_COLLECTED DATA:_
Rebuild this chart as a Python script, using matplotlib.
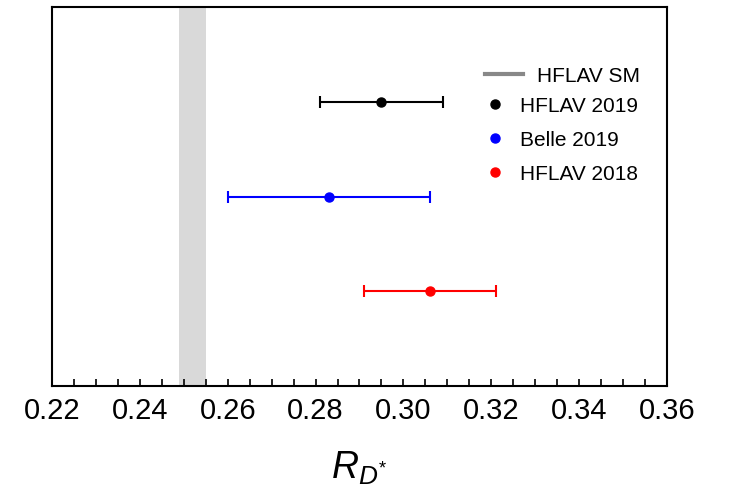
import numpy as np
import matplotlib.pyplot as plt
from matplotlib.lines import Line2D

plt.rcParams['font.family'] = ['Liberation Sans', 'DejaVu Sans']
plt.rcParams['mathtext.fontset'] = 'custom'
plt.rcParams['mathtext.it'] = 'Liberation Sans:italic'
plt.rcParams['mathtext.rm'] = 'Liberation Sans'

# measurements of R(D*)
labels = ["HFLAV 2019", "Belle 2019", "HFLAV 2018"]
centers = [0.295, 0.283, 0.306]
errors = [0.014, 0.023, 0.015]
colors = ['black', 'blue', 'red']
ypos = [3, 2, 1]

# SM prediction band
sm_center = 0.252
sm_err = 0.003

fig = plt.figure(figsize=(7.3, 4.9), dpi=100)
ax = fig.add_axes([0.0712, 0.2122, 0.8425, 0.7735])

ax.axvspan(sm_center - sm_err, sm_center + sm_err, color='#d9d9d9', lw=0, zorder=0)

for c, e, col, y in zip(centers, errors, colors, ypos):
    ax.errorbar(c, y, xerr=e, fmt='o', color=col, ms=6.5, elinewidth=1.5,
                capsize=4, capthick=1.5)

ax.set_xlim(0.22, 0.36)
ax.set_ylim(0, 4)
ax.set_xticks(np.arange(0.22, 0.3601, 0.02))
ax.set_xticks(np.arange(0.22, 0.3601, 0.005), minor=True)
ax.set_xticklabels(["%.2f" % t for t in np.arange(0.22, 0.3601, 0.02)])
ax.tick_params(axis='x', which='both', direction='in', length=5, width=1.2,
               labelsize=21, pad=8)
ax.set_yticks([])
for s in ax.spines.values():
    s.set_linewidth(1.5)

ax.set_xlabel(r"$R_{D^{*}}$", fontsize=27, labelpad=18)

# legends: SM line and the measurement dots
sm_handle = [Line2D([], [], color='#888888', lw=3)]
leg1 = fig.legend(sm_handle, ["HFLAV SM"], loc='center left',
                  bbox_to_anchor=(484.5 / 730, (490 - 76) / 490),
                  frameon=False, fontsize=15, handlelength=1.86,
                  handletextpad=0.68, borderpad=0, borderaxespad=0)
dot_handles = [Line2D([], [], ls='none', marker='o', color=col, ms=6.5)
               for col in colors]
leg2 = fig.legend(dot_handles, labels, loc='center left',
                  bbox_to_anchor=(484.5 / 730, (490 - 140) / 490),
                  frameon=False, fontsize=15, handlelength=1.0,
                  handletextpad=0.7, labelspacing=0.72,
                  borderpad=0, borderaxespad=0)

fig.savefig("out.png", dpi=100)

_EXERCISE GOAL:_
Transcribe the opening line of the listing above, please, and every line after it through the line with "sm_err = 0.003", word for word, without pictures.

_THE OUTPUT:_
Rebuild this chart as a Python script, using matplotlib.
import numpy as np
import matplotlib.pyplot as plt
from matplotlib.lines import Line2D

plt.rcParams['font.family'] = ['Liberation Sans', 'DejaVu Sans']
plt.rcParams['mathtext.fontset'] = 'custom'
plt.rcParams['mathtext.it'] = 'Liberation Sans:italic'
plt.rcParams['mathtext.rm'] = 'Liberation Sans'

# measurements of R(D*)
labels = ["HFLAV 2019", "Belle 2019", "HFLAV 2018"]
centers = [0.295, 0.283, 0.306]
errors = [0.014, 0.023, 0.015]
colors = ['black', 'blue', 'red']
ypos = [3, 2, 1]

# SM prediction band
sm_center = 0.252
sm_err = 0.003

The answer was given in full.